One of the easiest – and most affordable – things you can do then if you have been working in the same space for a long time is simply to change it. Paint. Rearrange the furniture. Re-decorate.

You might even consider moving to a new location as a new space will require new thinking, effort and creativity on your part. Sure, this solution seems rather extreme, but work burnout is even more serious.

Dead energy creates a dead business.

• Change your habits: Burnout occurs for many reasons, but one is that you simply have fallen into some habits. Habits in and of themselves, of course, are not necessarily bad, unless they cause you to become robotic and to stop thinking.

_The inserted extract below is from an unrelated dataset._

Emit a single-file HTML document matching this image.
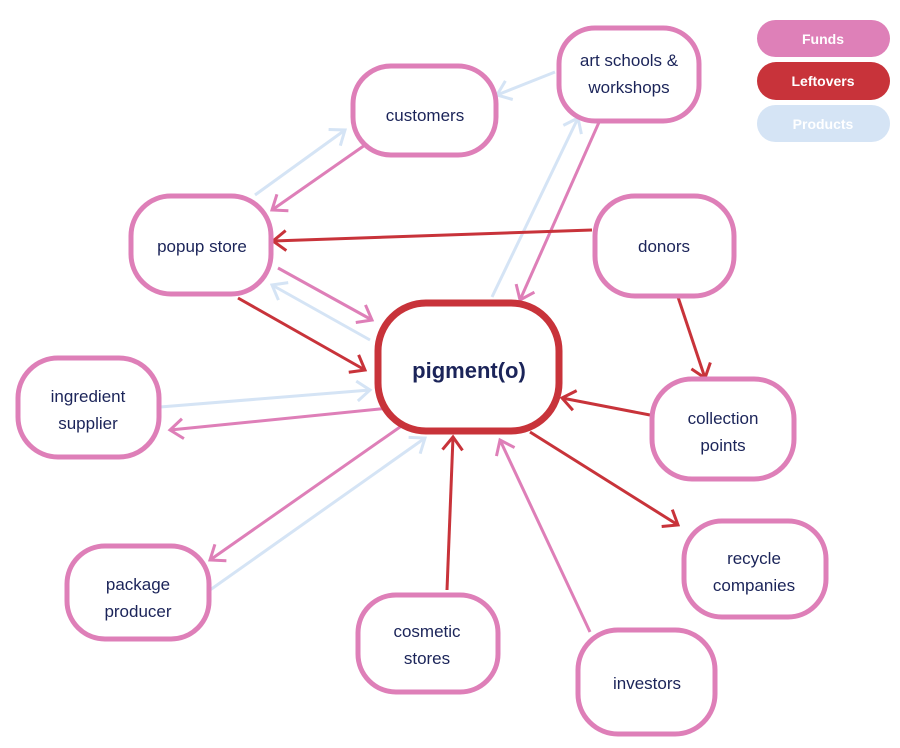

Work habits you might change include how you get to work (Could you use public transit, or ride you bike or walk?) and your daily schedule.

• Work out: Exercise is a well-known way to change attitudes and health. Indeed, according to a new study out in Sweden, physical activity definitely reduces a person’s risk for depression, and I would suggest that burnout is another word for depression.

• Connect: What about joining some business, entrepreneurial or networking groups? Surround yourself with new people and new ideas.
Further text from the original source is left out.